Don't look now, but guess what team is pitching (nearly) as well as the vaunted Atlanta Braves? The Phillies are trailing the Braves in ERA (3.32 to 4.03), but there is little difference between the two teams in FIP ERA:

NL East (ERA / FIP)
Marlins: 1.79 / 3.49
Braves: 3.32 / 4.27
Phillies: 4.03 / 4.39
Nationals: 5.32 / 4.54
Mets: 3.98 / 3.79

Here's what DIPS says (according to ESPN.com)
Florida: 3.64
Mets: 3.93
Braves: 4.29
Phillies: 4.43
Nationals: 4.51

(Mind you, these numbers don't include last night's game.) Again, not much of a varience. The Phillies have had some strong pitching from Jon Lieber, Brett Myers and Randy Wolf so far this season. The bullpen hasn't pitched well, and Floyd had a bad start, but the Phillies look much stronger on the mound than they did in 2004.

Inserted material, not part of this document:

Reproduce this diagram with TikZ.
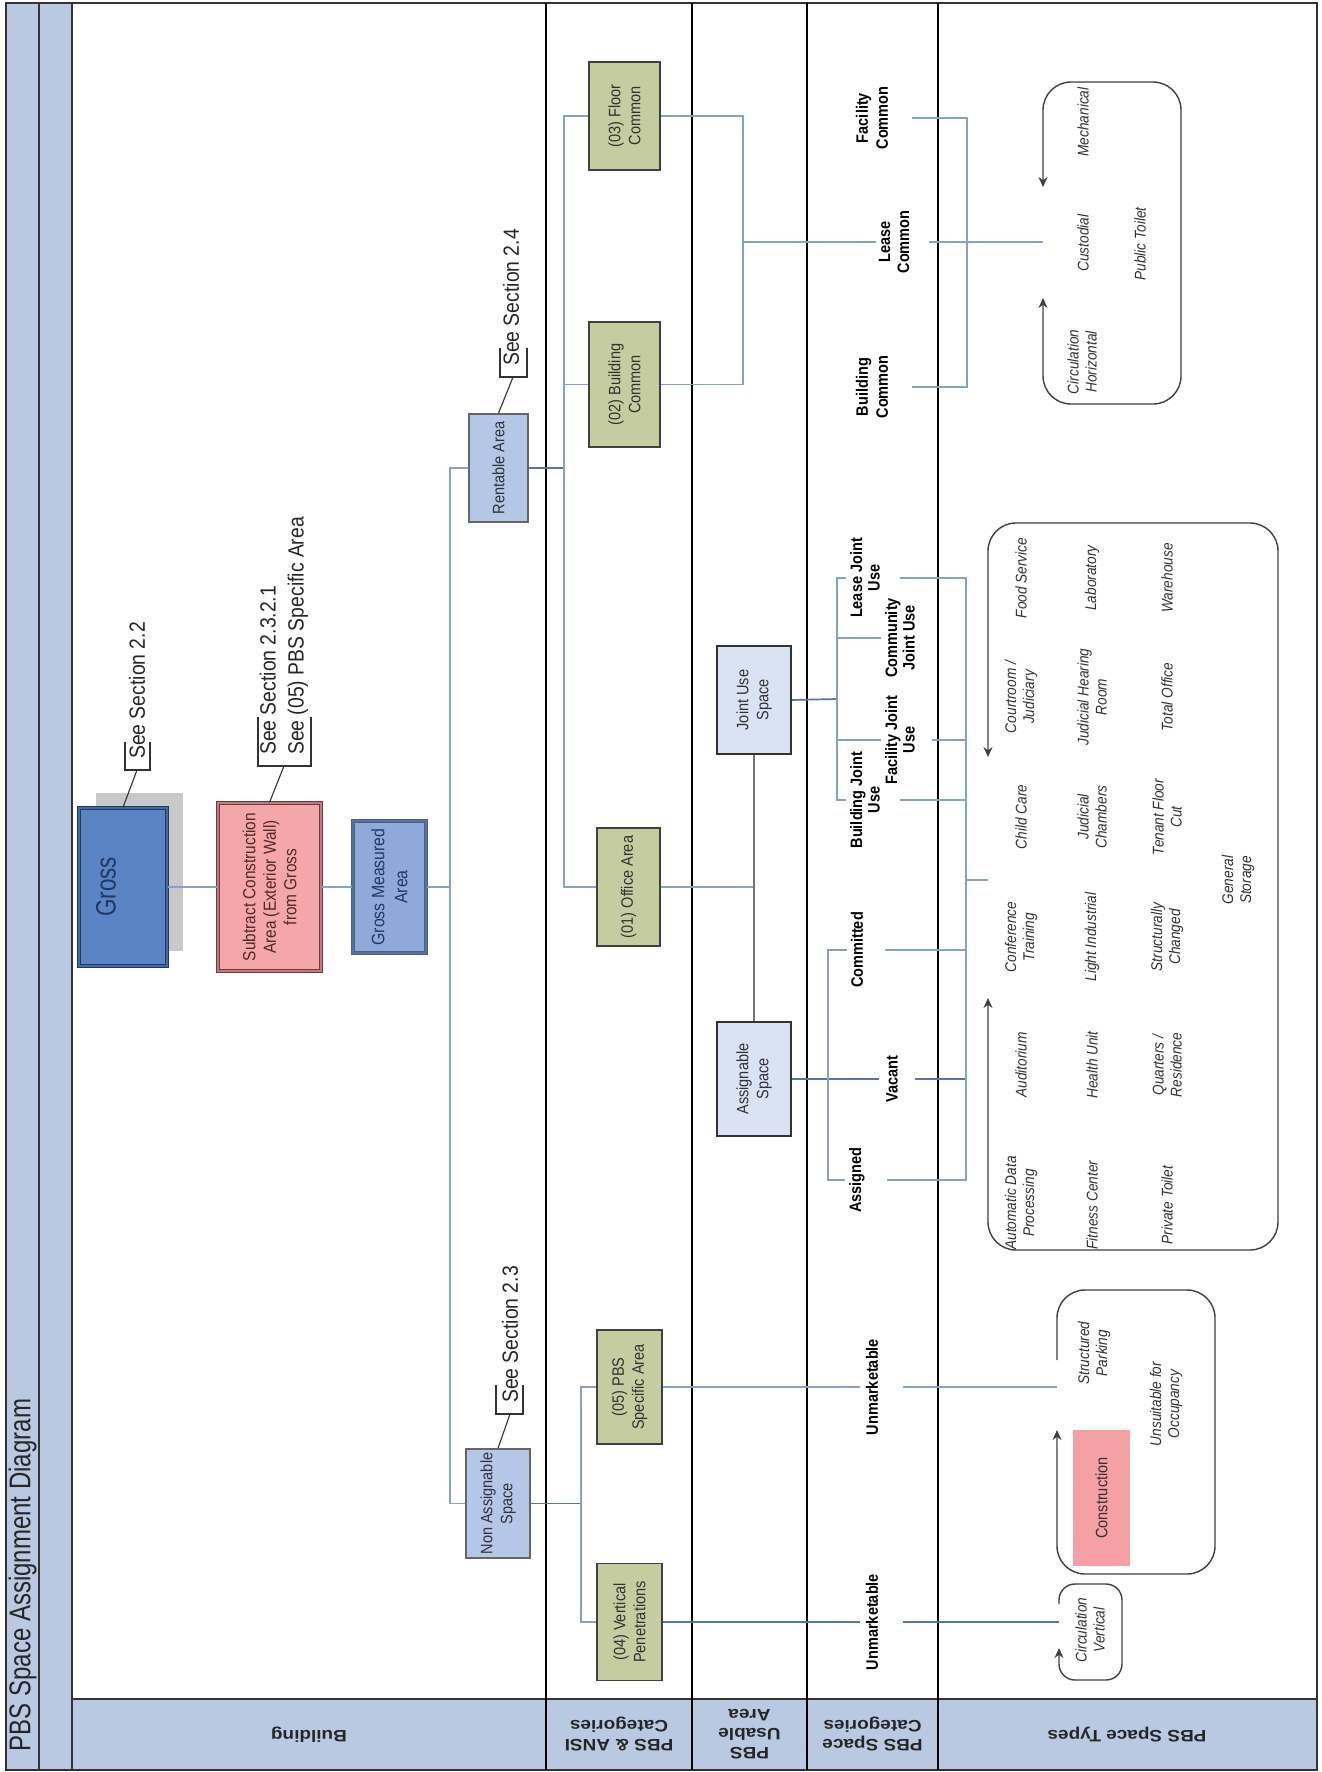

Generally speaking there is pretty good pitching in the NL East this year: three teams (Marlins, Braves and Mets) are doing better than the league average in FIP (4.29), and the Phillies and Nats aren't that far off the pace.

Pretty good defense too: four teams are doing the league average (the Phillies) in DER (.697) or are exceeding it (Braves, Mets and the Marlins). The Nats, the sole team behind the curve, aren't doing badly (.695) ... It is a testament to the quality of the division that all of these teams are so strong on pitching and defense. We really could see a four or even a five-way race for the division title.

Despite the fact that the Phillies are just 7-7, this year feels much different than 2003 or 2004. We all knew that Pat Burrell and David Bell's struggles doomed the team in '03. The pitching staff's collapse doomed the team in '04. This year feels different. The team feels very different this year. They've had trouble with the bullpen and David Bell is struggling again, but otherwise the Phillies are fine: Pat Burrell is on fire and the starting rotation of Wolf, Lieber and Myers are hurling well. Thome, Abreu and the rest of the lineup will start to hit with the summer coming up. This team will get stronger as the year gets on.

I can just imagine how good Paul DePodesta feels these days: mocked for his deals at the deadline last year, and the Dodgers still made the playoffs. Assailed for replacing Adrian Beltre and Shawn Green with Jeff Kent and J.D. Drew, the Dodgers are 10-2 and off to their best start since '81. All that hand-wringing about the loss of offense and the team is leading the NL in runs scored, ISO, GPA, OBP and slugging percentage. Guess who's laughing now?

Oh, and the Moneyball crowd that Joe Morgan, et al., so distains is laughing too because the Dodgers are so associated with sabremetrics. The Red Sox winning the World Series, the A's success, the Dodgers defying expectations ... I think Moneyball critics are having difficulty making out their case these days.

I must confess that my initial skepticism towards the New York Mets is softening a bit. Their deals may come back to bite them in the long-term (especially when Pedro's arm collapses), but they are playing better than I anticipated, especially after their 0-5 start. Maybe my friend and colleague Jason Weitzel had a better idea about the 'Amazin Mets than I did.